ORLANDO, Fla. – In order to expand the role of O&P professionals, clinicians must define their scope of practice through thorough patient evaluation, education and communication, according to a presenter here.
Eric Burns, CO for Hanger Prosthetics and Orthotics, presented his macro approach to patient evaluations the 2010 American Orthotic and Prosthetic Association’s (AOPA) National Assembly, encouraging practitioners to change the way they evaluate patients and expand beyond expectations to combat others’ definitions of the industry based on perceptions.
“We had to switch our model from a device point to a care model,” he said. “We had to take a shift back.”
Burns suggested working on the strengths of the company to achieve this goal. He used corporate examples – Amazon.com and Google – to express his message. Both companies went above and beyond the call of business and used knowledge about the customer to reach the customer, he said.
“The key to these companies’ success is the knowledge of their customer,” he said. “And that is truly our strength.”

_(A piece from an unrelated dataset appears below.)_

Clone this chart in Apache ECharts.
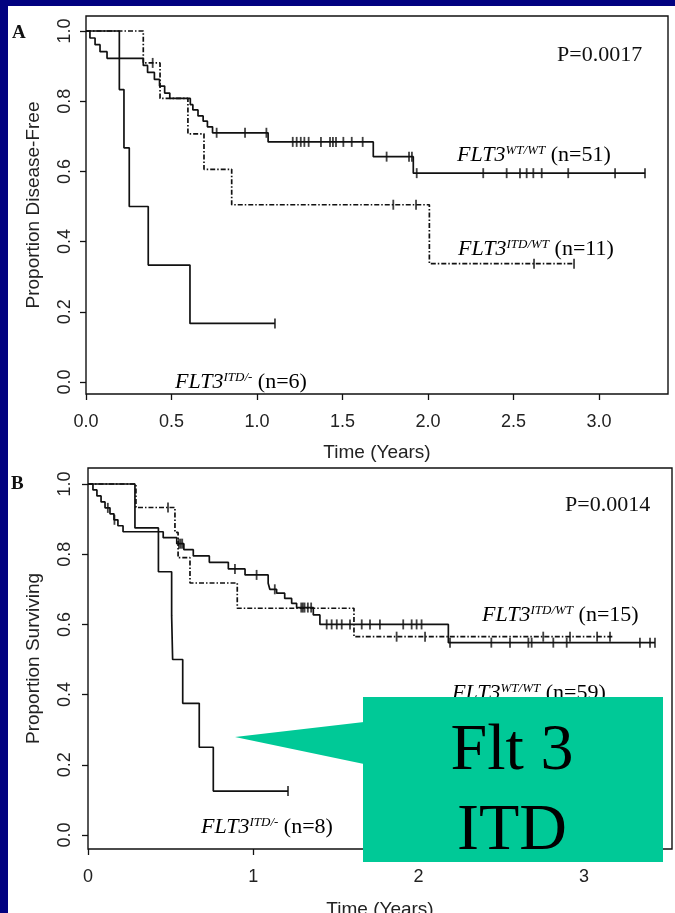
<!DOCTYPE html>
<html><head><meta charset="utf-8">
<script src="https://cdn.jsdelivr.net/npm/echarts@6/dist/echarts.min.js"></script>
<style>
html,body{margin:0;padding:0;background:#020280;width:675px;height:913px;overflow:hidden}
#bg{position:absolute;left:8px;top:6px;width:667px;height:907px;background:#fff}
#c{position:absolute;left:0;top:0;width:675px;height:913px}
</style></head><body><div id="bg"></div><div id="c"></div>
<script>
// ---------- Panel A: disease-free survival ----------
const xTicksA = [0, 0.5, 1, 1.5, 2, 2.5, 3];
const yTicks = [0, 0.2, 0.4, 0.6, 0.8, 1];
// FLT3 WT/WT (n=51)
const aWtTime = [0, 0.023, 0.053, 0.082, 0.123, 0.335, 0.36, 0.40, 0.43, 0.46, 0.49, 0.61, 0.625, 0.655, 0.685, 0.71, 0.74, 1.065, 1.68, 1.914, 3.27];
const aWtSurv = [1, 0.98, 0.961, 0.941, 0.922, 0.902, 0.882, 0.862, 0.843, 0.823, 0.808, 0.79, 0.775, 0.758, 0.743, 0.727, 0.71, 0.684, 0.642, 0.595, 0.595];
const aWtCens = [0.764, 0.93, 1.055, 1.209, 1.232, 1.256, 1.277, 1.302, 1.374, 1.427, 1.444, 1.462, 1.505, 1.554, 1.618, 1.758, 1.889, 1.906, 1.934, 2.323, 2.46, 2.538, 2.577, 2.616, 2.665, 2.82, 3.094, 3.269];
// FLT3 ITD/WT (n=11)
const aItdWtTime = [0, 0.335, 0.433, 0.596, 0.69, 0.852, 2.008, 2.854];
const aItdWtSurv = [1, 0.909, 0.808, 0.707, 0.606, 0.505, 0.337, 0.337];
const aItdWtCens = [0.39, 1.797, 1.93, 2.62, 2.854];
// FLT3 ITD/- (n=6)
const aItdTime = [0, 0.195, 0.222, 0.253, 0.364, 0.608, 1.105];
const aItdSurv = [1, 0.833, 0.667, 0.5, 0.333, 0.167, 0.167];
const aItdCens = [1.105];

// ---------- Panel B: overall survival ----------
const xTicksB = [0, 1, 2, 3];
// FLT3 WT/WT (n=59)
const bWtTime = [0, 0.03, 0.054, 0.079, 0.103, 0.133, 0.157, 0.181, 0.212, 0.455, 0.537, 0.58, 0.637, 0.734, 0.849, 0.95, 1.09, 1.1, 1.141, 1.19, 1.232, 1.262, 1.363, 1.403, 2.18, 3.43];
const bWtSurv = [1, 0.983, 0.966, 0.949, 0.932, 0.915, 0.898, 0.881, 0.864, 0.847, 0.83, 0.813, 0.795, 0.777, 0.758, 0.741, 0.717, 0.70, 0.689, 0.674, 0.66, 0.648, 0.627, 0.60, 0.548, 0.548];
const bWtCens = [0.12, 0.16, 0.55, 0.56, 0.57, 0.889, 1.02, 1.13, 1.29, 1.30, 1.31, 1.33, 1.35, 1.444, 1.474, 1.505, 1.535, 1.585, 1.656, 1.706, 1.766, 1.907, 1.958, 1.988, 2.018, 2.19, 2.44, 2.553, 2.664, 2.684, 2.815, 2.896, 3.339, 3.40, 3.43];
// FLT3 ITD/WT (n=15)
const bItdWtTime = [0, 0.29, 0.526, 0.545, 0.617, 0.903, 1.609, 3.18];
const bItdWtSurv = [1, 0.933, 0.862, 0.79, 0.718, 0.646, 0.565, 0.565];
const bItdWtCens = [0.484, 1.867, 2.039, 2.754, 2.916, 3.08, 3.158];
// FLT3 ITD/- (n=8)
const bItdTime = [0, 0.284, 0.426, 0.506, 0.512, 0.573, 0.673, 0.758, 1.21];
const bItdSurv = [1, 0.875, 0.75, 0.625, 0.5, 0.375, 0.25, 0.125, 0.125];
const bItdCens = [1.21];

// ---------- helpers ----------
function survAt(times, surv, t) {
  let v = surv[0];
  for (let i = 0; i < times.length; i++) { if (times[i] <= t) v = surv[i]; }
  return v;
}
const INK = '#111';
const DASH = [5, 2, 1.5, 2];
function km(times, surv, gi, dashed) {
  return {
    type: 'line', step: 'end', xAxisIndex: gi, yAxisIndex: gi,
    data: times.map((t, i) => [t, surv[i]]),
    symbol: 'none', silent: true, animation: false, z: 3,
    lineStyle: { color: INK, width: 1.7, type: dashed ? DASH : 'solid' }
  };
}
function cens(cs, times, surv, gi) {
  return {
    type: 'scatter', xAxisIndex: gi, yAxisIndex: gi,
    data: cs.map(t => [t, survAt(times, surv, t)]),
    symbol: 'rect', symbolSize: [1.8, 10], silent: true, animation: false, z: 4,
    itemStyle: { color: INK }
  };
}
const SANS = 'Liberation Sans, Arial, sans-serif';
const SERIF = 'Liberation Serif, Times New Roman, serif';
function xAxis(gi, max, ticks, fmt, gap) {
  return {
    type: 'value', gridIndex: gi, min: 0, max: max,
    axisLine: { show: false, onZero: false },
    axisTick: { show: true, length: 6, customValues: ticks, lineStyle: { color: INK, width: 1.3 } },
    axisLabel: { customValues: ticks, formatter: fmt, fontSize: 18, color: '#222', fontFamily: SANS, margin: 19 },
    splitLine: { show: false },
    name: 'Time (Years)', nameLocation: 'middle', nameGap: gap,
    nameTextStyle: { fontSize: 19, color: '#222', fontFamily: SANS }
  };
}
function yAxis(gi, min, max, name, gap, margin) {
  return {
    type: 'value', gridIndex: gi, min: min, max: max,
    axisLine: { show: false, onZero: false },
    axisTick: { show: true, length: 6, customValues: yTicks, lineStyle: { color: INK, width: 1.3 } },
    axisLabel: { customValues: yTicks, formatter: v => v.toFixed(1), rotate: 90, fontSize: 18, color: '#222', fontFamily: SANS, margin: margin },
    splitLine: { show: false },
    name: name, nameLocation: 'middle', nameGap: gap,
    nameTextStyle: { fontSize: 19, color: '#222', fontFamily: SANS }
  };
}
const richStyle = {
  i: { fontFamily: SERIF, fontStyle: 'italic', fontSize: 22, color: INK },
  s: { fontFamily: SERIF, fontStyle: 'italic', fontSize: 13, color: INK, verticalAlign: 'top', padding: [0, 0, 8, 0] },
  n: { fontFamily: SERIF, fontSize: 22, color: INK }
};
function grpLabel(x, y, sup, n) {
  return { type: 'text', x: x, y: y, z: 50,
    style: { text: '{i|FLT3}{s|' + sup + '}{n| (n=' + n + ')}', rich: richStyle, textVerticalAlign: 'middle', textAlign: 'left' } };
}
function plain(x, y, txt, size, weight, align) {
  return { type: 'text', x: x, y: y, z: 50,
    style: { text: txt, fontFamily: SERIF, fontSize: size, fontWeight: weight || 'normal', fill: INK, textAlign: align || 'left', textVerticalAlign: 'middle' } };
}

const option = {
  backgroundColor: 'transparent',
  animation: false,
  grid: [
    { left: 86, top: 16, width: 582, height: 378, show: true, borderColor: INK, borderWidth: 1.4, backgroundColor: 'transparent', outerBoundsMode: 'none', containLabel: false },
    { left: 88, top: 468, width: 584, height: 381, show: true, borderColor: INK, borderWidth: 1.4, backgroundColor: 'transparent', outerBoundsMode: 'none', containLabel: false }
  ],
  xAxis: [
    xAxis(0, 3.4035, xTicksA, v => v.toFixed(1), 49),
    xAxis(1, 3.533, xTicksB, v => String(v), 51)
  ],
  yAxis: [
    yAxis(0, -0.0342, 1.0427, 'Proportion Disease-Free', 43, 12),
    yAxis(1, -0.0399, 1.0456, 'Proportion Surviving', 45, 14)
  ],
  series: [
    km(aWtTime, aWtSurv, 0, false), cens(aWtCens, aWtTime, aWtSurv, 0),
    km(aItdWtTime, aItdWtSurv, 0, true), cens(aItdWtCens, aItdWtTime, aItdWtSurv, 0),
    km(aItdTime, aItdSurv, 0, false), cens(aItdCens, aItdTime, aItdSurv, 0),
    km(bWtTime, bWtSurv, 1, false), cens(bWtCens, bWtTime, bWtSurv, 1),
    km(bItdWtTime, bItdWtSurv, 1, true), cens(bItdWtCens, bItdWtTime, bItdWtSurv, 1),
    km(bItdTime, bItdSurv, 1, false), cens(bItdCens, bItdTime, bItdSurv, 1)
  ],
  graphic: [
    plain(12, 33, 'A', 19, 'bold'),
    plain(11, 484, 'B', 19, 'bold'),
    plain(557, 55, 'P=0.0017', 22),
    plain(565, 505, 'P=0.0014', 22),
    grpLabel(457, 155, 'WT/WT', 51),
    grpLabel(458, 249, 'ITD/WT', 11),
    grpLabel(175, 382, 'ITD/-', 6),
    grpLabel(482, 615, 'ITD/WT', 15),
    grpLabel(452, 693, 'WT/WT', 59),
    grpLabel(201, 827, 'ITD/-', 8),
    { type: 'polygon', z: 100, shape: { points: [[235, 737], [364, 722], [364, 764]] }, style: { fill: '#00c997' } },
    { type: 'rect', z: 100, shape: { x: 363, y: 697, width: 300, height: 165 }, style: { fill: '#00c997' } },
    { type: 'text', z: 101, x: 512, y: 752, style: { text: 'Flt 3', fontFamily: SERIF, fontSize: 66, fill: '#000', textAlign: 'center', textVerticalAlign: 'middle' } },
    { type: 'text', z: 101, x: 512, y: 832, style: { text: 'ITD', fontFamily: SERIF, fontSize: 66, fill: '#000', textAlign: 'center', textVerticalAlign: 'middle' } }
  ]
};
const chart = echarts.init(document.getElementById('c'), null, { renderer: 'canvas' });
chart.setOption(option);
</script></body></html>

To apply these same strategies to the practice of O&P, Burns suggested allowing the prescription to be the foundation to the patient evaluation but to also look beyond and gather subjective information and look at the bigger picture. He instructed practitioner to then use that information to better educate patients about their specific pathologies, goals of the partnership and matters outside the scope of O&P that might be relevant. Communication, Burns said, is about more than communicating effectively with the patient, but also about communicating with all parties involved in that patient’s care.